● DATASET EXTRACT:
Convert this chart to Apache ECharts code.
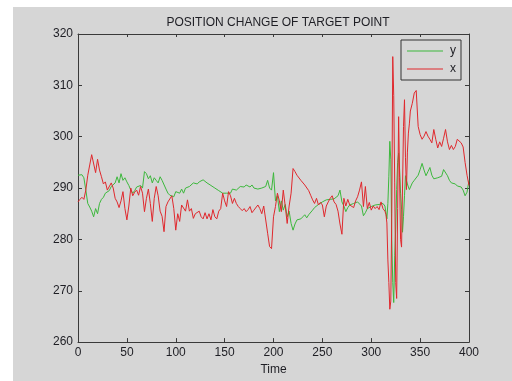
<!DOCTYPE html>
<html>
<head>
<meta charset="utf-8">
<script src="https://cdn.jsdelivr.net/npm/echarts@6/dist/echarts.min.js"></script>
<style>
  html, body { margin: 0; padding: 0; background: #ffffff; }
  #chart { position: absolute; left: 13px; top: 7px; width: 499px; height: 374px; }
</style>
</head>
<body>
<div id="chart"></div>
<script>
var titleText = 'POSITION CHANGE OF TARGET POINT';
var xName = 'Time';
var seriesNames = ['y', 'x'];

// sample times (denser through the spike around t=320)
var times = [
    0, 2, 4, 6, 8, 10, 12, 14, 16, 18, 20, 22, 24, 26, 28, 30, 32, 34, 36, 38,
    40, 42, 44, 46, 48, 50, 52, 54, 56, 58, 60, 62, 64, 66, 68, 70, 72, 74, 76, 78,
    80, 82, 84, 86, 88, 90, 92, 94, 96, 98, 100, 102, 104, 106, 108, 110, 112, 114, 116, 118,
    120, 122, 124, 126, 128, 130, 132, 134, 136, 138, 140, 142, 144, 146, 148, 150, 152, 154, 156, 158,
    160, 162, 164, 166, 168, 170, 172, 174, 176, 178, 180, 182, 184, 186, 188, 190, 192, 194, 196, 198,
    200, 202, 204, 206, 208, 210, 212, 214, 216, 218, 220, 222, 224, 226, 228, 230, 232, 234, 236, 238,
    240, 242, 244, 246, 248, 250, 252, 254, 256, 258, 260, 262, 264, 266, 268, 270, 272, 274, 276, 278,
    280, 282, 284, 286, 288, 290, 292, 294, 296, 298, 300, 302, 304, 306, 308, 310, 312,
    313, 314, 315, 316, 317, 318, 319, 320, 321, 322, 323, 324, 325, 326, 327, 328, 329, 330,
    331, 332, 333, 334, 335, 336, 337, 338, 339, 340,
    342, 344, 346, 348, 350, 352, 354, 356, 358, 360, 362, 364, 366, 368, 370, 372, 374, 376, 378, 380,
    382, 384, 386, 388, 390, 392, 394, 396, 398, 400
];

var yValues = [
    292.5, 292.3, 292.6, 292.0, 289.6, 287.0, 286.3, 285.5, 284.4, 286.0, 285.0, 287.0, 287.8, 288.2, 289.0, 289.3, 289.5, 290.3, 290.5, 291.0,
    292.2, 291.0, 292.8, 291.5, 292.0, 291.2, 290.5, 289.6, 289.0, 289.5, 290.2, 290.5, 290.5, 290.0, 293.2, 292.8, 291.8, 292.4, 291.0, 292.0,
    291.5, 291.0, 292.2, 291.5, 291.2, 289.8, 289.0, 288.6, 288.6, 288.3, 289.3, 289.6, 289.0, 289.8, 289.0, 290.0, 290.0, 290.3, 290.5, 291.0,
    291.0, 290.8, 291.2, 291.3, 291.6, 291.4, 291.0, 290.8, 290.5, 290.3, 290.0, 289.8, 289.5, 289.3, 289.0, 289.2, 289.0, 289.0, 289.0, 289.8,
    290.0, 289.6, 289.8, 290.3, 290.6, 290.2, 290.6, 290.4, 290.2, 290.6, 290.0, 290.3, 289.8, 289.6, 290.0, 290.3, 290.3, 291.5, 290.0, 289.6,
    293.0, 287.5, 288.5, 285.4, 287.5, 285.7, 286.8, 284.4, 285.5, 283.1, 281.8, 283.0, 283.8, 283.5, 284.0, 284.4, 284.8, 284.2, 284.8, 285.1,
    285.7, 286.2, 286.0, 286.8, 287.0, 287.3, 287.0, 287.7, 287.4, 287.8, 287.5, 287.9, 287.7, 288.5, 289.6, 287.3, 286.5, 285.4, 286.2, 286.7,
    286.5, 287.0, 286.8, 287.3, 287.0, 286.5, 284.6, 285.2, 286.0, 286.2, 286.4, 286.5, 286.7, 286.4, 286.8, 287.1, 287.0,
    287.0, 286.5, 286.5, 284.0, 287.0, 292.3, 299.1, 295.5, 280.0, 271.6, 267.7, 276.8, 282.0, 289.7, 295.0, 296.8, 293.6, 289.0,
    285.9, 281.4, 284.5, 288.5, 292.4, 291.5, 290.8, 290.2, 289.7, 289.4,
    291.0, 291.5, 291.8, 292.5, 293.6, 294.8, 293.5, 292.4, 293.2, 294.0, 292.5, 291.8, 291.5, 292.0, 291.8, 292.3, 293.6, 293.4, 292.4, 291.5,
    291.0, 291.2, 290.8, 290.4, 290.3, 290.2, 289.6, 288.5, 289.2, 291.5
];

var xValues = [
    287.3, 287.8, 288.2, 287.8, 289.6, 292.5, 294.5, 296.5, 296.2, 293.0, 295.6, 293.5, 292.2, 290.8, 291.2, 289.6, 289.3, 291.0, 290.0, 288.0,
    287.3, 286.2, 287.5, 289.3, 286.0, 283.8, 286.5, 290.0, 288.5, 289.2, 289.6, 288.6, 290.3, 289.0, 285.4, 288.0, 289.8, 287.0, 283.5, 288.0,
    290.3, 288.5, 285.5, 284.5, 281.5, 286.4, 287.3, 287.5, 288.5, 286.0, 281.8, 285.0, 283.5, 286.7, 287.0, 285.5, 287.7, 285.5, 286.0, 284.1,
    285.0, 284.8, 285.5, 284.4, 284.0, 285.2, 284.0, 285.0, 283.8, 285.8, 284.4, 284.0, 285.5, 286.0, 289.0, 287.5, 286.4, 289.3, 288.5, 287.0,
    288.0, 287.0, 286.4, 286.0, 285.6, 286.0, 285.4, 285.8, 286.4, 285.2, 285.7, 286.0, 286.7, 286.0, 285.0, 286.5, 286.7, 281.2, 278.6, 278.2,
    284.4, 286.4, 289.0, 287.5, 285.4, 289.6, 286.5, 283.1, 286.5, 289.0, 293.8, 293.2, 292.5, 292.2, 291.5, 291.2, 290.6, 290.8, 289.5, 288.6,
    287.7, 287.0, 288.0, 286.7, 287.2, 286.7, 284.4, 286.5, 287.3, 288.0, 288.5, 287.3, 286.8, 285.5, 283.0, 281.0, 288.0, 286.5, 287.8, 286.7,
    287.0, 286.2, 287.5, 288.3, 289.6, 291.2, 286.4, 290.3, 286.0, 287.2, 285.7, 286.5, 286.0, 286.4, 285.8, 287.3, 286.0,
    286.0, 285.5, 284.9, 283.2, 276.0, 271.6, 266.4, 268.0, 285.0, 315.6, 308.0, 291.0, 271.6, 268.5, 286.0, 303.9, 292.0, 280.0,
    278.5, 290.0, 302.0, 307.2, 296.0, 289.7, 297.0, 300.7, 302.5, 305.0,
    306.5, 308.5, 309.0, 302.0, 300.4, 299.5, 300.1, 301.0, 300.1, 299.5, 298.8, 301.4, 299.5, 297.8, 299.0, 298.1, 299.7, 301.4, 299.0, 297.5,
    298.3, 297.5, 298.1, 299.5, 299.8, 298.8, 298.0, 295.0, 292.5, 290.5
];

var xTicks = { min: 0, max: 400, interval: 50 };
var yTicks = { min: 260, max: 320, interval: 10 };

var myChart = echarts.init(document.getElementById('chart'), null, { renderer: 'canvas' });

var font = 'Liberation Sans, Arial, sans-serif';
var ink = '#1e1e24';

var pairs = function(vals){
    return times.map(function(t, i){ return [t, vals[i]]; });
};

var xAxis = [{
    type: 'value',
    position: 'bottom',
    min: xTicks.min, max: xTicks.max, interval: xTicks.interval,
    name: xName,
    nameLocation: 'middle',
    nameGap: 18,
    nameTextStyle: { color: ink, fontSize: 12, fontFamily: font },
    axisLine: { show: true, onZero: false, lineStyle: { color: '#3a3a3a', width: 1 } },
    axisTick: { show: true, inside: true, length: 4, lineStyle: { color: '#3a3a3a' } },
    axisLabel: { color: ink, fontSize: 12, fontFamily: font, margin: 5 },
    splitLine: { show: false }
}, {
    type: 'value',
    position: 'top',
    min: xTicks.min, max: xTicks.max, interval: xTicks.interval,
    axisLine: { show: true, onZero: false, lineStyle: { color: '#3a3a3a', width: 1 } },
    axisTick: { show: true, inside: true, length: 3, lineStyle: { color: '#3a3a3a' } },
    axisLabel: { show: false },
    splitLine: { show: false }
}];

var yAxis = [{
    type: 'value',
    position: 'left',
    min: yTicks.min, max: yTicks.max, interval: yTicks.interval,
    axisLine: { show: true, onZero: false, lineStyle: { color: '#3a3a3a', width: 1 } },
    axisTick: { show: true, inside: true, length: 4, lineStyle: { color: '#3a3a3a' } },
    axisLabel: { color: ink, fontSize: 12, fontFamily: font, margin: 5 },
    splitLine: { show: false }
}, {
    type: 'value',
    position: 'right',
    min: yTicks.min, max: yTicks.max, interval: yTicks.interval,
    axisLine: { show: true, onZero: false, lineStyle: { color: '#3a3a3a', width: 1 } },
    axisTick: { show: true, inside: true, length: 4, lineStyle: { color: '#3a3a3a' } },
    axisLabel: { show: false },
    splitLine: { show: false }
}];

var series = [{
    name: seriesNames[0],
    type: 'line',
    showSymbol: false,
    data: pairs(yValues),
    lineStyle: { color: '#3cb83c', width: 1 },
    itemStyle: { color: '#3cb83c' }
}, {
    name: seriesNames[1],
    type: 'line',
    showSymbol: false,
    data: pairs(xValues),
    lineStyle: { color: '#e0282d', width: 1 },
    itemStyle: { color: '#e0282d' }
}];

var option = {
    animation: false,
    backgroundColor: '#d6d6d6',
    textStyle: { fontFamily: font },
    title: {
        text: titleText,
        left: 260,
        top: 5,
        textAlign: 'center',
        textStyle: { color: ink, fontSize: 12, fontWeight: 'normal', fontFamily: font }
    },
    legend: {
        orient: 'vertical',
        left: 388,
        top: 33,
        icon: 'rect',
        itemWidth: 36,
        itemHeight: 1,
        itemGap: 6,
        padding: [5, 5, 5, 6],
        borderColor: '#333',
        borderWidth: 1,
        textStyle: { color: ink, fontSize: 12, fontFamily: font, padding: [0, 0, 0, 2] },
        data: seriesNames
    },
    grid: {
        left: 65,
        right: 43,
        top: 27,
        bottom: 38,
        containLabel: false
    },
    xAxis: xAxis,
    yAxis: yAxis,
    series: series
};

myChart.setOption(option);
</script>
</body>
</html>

● TASK:
Up to and including the line with "var seriesNames = ['y', 'x'];", copy the data above from its first line. Skip pictures.

● TASK ANSWER:
Convert this chart to Apache ECharts code.
<!DOCTYPE html>
<html>
<head>
<meta charset="utf-8">
<script src="https://cdn.jsdelivr.net/npm/echarts@6/dist/echarts.min.js"></script>
<style>
  html, body { margin: 0; padding: 0; background: #ffffff; }
  #chart { position: absolute; left: 13px; top: 7px; width: 499px; height: 374px; }
</style>
</head>
<body>
<div id="chart"></div>
<script>
var titleText = 'POSITION CHANGE OF TARGET POINT';
var xName = 'Time';
var seriesNames = ['y', 'x'];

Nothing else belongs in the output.